Terjadi gangguan metabolisme gula; penderita hipogonadisme cenderung mengalami diabetes mellitus tipe 2 (DM2). Beberapa studi menunjukkan kaitan yang erat antara hipogonadisme dengan DM 2. “Prevalensinya hampir 50%. Bisa DM 2 disebabkan testosteron yang rendah, atau sebaliknya testosteron rendah akibat DM 2,” kata dr. Nugroho. Organisasi internasional Endocrine Society merekomendasi pengukuran kadar testosteron pada pasien DM 2, sebagai pemeriksaan rutin.

Tak kalah penting, fungsi seksual dan kesuburan bisa terganggu. Disfungsi seksual bisa berupa disfungsi gairah, disfungsi ereksi (DE), atau disfungsi orgasme; atau mengalami semuanya. Studi Bodie J, dkk (2003) menunjukkan, dari 3.547 laki-laki dengan keluhan DE yang dikumpulkan selama 1987-2002, 18,7% memiliki kadar testosteron rendah. (nid)

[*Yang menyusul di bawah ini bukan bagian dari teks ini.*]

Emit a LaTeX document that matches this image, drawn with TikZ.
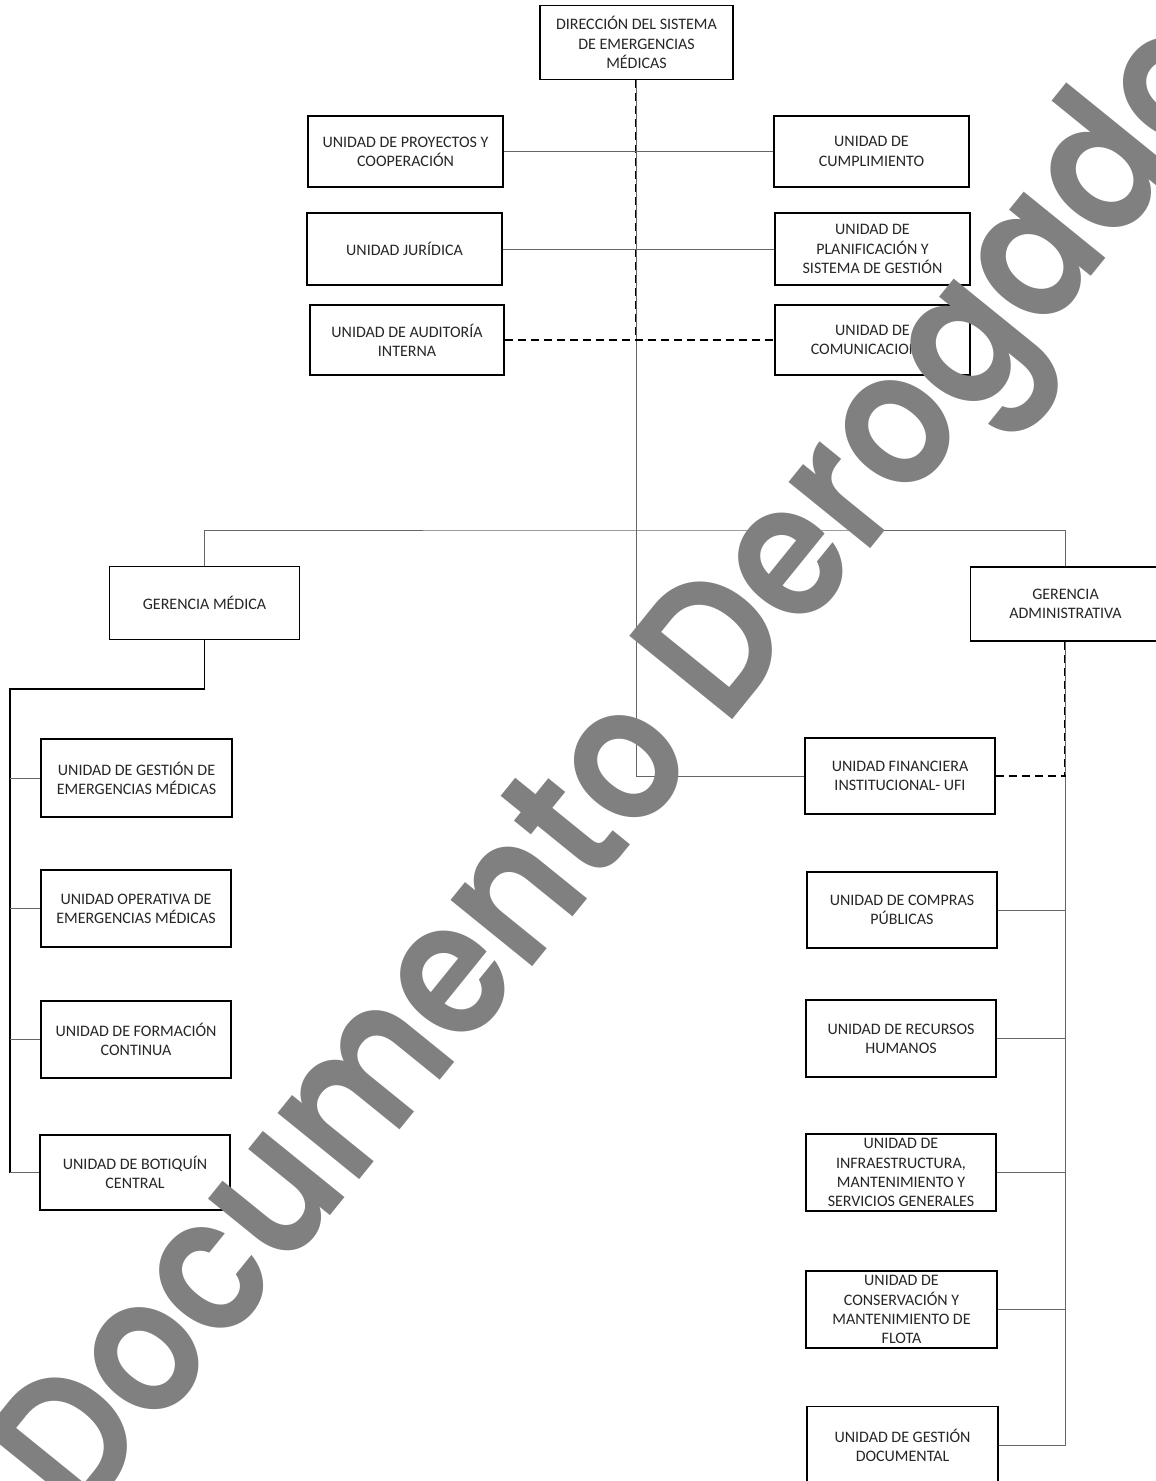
\documentclass[tikz,border=0pt]{standalone}
\usepackage{fontspec}
\setmainfont{Carlito}
\newfontfamily\marca{Poppins SemiBold}[FakeStretch=0.87]
\begin{document}
\begin{tikzpicture}[x=0.02cm, y=-0.02cm,
  unidad/.style={draw, line width=0.9pt, fill=white, align=center, inner sep=1pt,
    font=\fontsize{9.1}{10.9}\selectfont, text=black!85},
  conector/.style={draw=black!60, line width=0.5pt},
  punteado/.style={draw=black, line width=0.9pt, dash pattern=on 0.16cm off 0.1cm},
  tronco/.style={draw=black, line width=1pt}]
\useasboundingbox (0,0) rectangle (1156,1481);
\clip (0,0) rectangle (1156,1481);

% direccion y unidades de apoyo
\node[unidad, minimum width=3.86cm, minimum height=1.48cm] (dir) at (636.5,42.5) {DIRECCIÓN DEL SISTEMA\\DE EMERGENCIAS\\MÉDICAS};
\node[unidad, minimum width=3.9cm, minimum height=1.42cm] (proy) at (405.5,151.5) {UNIDAD DE PROYECTOS Y\\COOPERACIÓN};
\node[unidad, minimum width=3.9cm, minimum height=1.42cm] (cumpl) at (871.5,151.5) {UNIDAD DE\\CUMPLIMIENTO};
\node[unidad, minimum width=3.9cm, minimum height=1.44cm] (jur) at (404.5,249) {UNIDAD JURÍDICA};
\node[unidad, minimum width=3.9cm, minimum height=1.44cm] (plan) at (872.5,249) {UNIDAD DE\\PLANIFICACIÓN Y\\SISTEMA DE GESTIÓN};
\node[unidad, minimum width=3.88cm, minimum height=1.4cm] (aud) at (407,340) {UNIDAD DE AUDITORÍA\\INTERNA};
\node[unidad, minimum width=3.9cm, minimum height=1.4cm] (com) at (872.5,340) {UNIDAD DE\\COMUNICACIONES};

% gerencias
\node[unidad, minimum width=3.8cm, minimum height=1.46cm] (gm) at (204.5,603) {GERENCIA MÉDICA};
\node[unidad, minimum width=3.8cm, minimum height=1.48cm] (ga) at (1065.5,604) {GERENCIA\\ADMINISTRATIVA};

% gerencia medica
\node[unidad, minimum width=3.82cm, minimum height=1.56cm] (gem) at (136.5,778) {UNIDAD DE GESTIÓN DE\\EMERGENCIAS MÉDICAS};
\node[unidad, minimum width=3.8cm, minimum height=1.54cm] (oper) at (136,908.5) {UNIDAD OPERATIVA DE\\EMERGENCIAS MÉDICAS};
\node[unidad, minimum width=3.8cm, minimum height=1.54cm] (form) at (136,1039.5) {UNIDAD DE FORMACIÓN\\CONTINUA};
\node[unidad, minimum width=3.8cm, minimum height=1.5cm] (botiq) at (135,1172.5) {UNIDAD DE BOTIQUÍN\\CENTRAL};

% gerencia administrativa
\node[unidad, minimum width=3.8cm, minimum height=1.52cm] (ufi) at (900,776) {UNIDAD FINANCIERA\\INSTITUCIONAL- UFI};
\node[unidad, minimum width=3.8cm, minimum height=1.52cm] (compras) at (902,910) {UNIDAD DE COMPRAS\\PÚBLICAS};
\node[unidad, minimum width=3.8cm, minimum height=1.54cm] (rrhh) at (901,1038.5) {UNIDAD DE RECURSOS\\HUMANOS};
\node[unidad, minimum width=3.8cm, minimum height=1.54cm] (infra) at (901,1172.5) {UNIDAD DE\\INFRAESTRUCTURA,\\MANTENIMIENTO Y\\SERVICIOS GENERALES};
\node[unidad, minimum width=3.82cm, minimum height=1.54cm] (flota) at (901.5,1309.5) {UNIDAD DE\\CONSERVACIÓN Y\\MANTENIMIENTO DE\\FLOTA};
\node[unidad, minimum width=3.82cm, minimum height=1.54cm] (doc) at (902.5,1445) {UNIDAD DE GESTIÓN\\DOCUMENTAL};

% lineas
\coordinate (barra) at (636.5,530);
\coordinate (codo) at (10,689);
\draw[conector] (dir.south) |- (ufi.west);
\draw[punteado] ([xshift=-0.02cm]dir.south) -- ([xshift=-0.02cm]dir.south |- aud.east);
\draw[conector] (proy) -- (cumpl);
\draw[conector] (jur) -- (plan);
\draw[punteado] (aud) -- (com);
\draw[conector] (gm.north) |- (barra) -| (ga.north);
\draw[tronco] (gm.south) |- (codo) -- (codo |- botiq.west);
\foreach \u in {gem,oper,form,botiq}
  \draw[conector] (\u.west) -- (codo |- \u.west);
\draw[conector] (ga.south) -- (ga.south |- doc.east);
\foreach \u in {compras,rrhh,infra,flota,doc}
  \draw[conector] (\u.east) -- (ga.south |- \u.east);
\draw[punteado] (ufi.east) -- (ga.south |- ufi.east);
\draw[punteado] ([xshift=-0.02cm]ga.south) -- ([xshift=-0.02cm]ga.south |- ufi.east);

% marca de agua
\node[rotate=51, anchor=base west, text=gray, inner sep=0pt, font=\marca\fontsize{108}{108}\selectfont] (marca) at (80,1525) {Documento Derogado};
\end{tikzpicture}
\end{document}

Bersambung ke: Mengatasi Testosteron Rendah

Tes Andropause

1. Apakah libido atau dorongan seksual Anda menurun akhir-akhir ini ?

2. Apakah Anda merasa lemas, kurang tenaga ?

3. Apakah daya tahan dan kekuatan fisik Anda menurun

4. Apakah tinggi badan Anda berkurang ?

5. Apakah Anda merasa kenikmatan hidup menurun ?

6. Apakah Anda merasa kesal atau cepat marah ?

7. Apakah ereksi Anda kurang kuat ?

8. Apakah Anda merasakan penurunan kemampuan dalam berolah raga?

9. Apakah Anda sering mengantuk dan tertidur sesudah makan malam ?

10. Apakah Anda merasakan adanya perubahan atau penurunan prestasi kerja ?

Jika jawaban no. 1 dan 7 adalah “ya” atau ada 3 jawaban “ya” selain dua nomor tersebut,

kemungkinan besar kadar testosteron turun atau Anda mengalami andropause.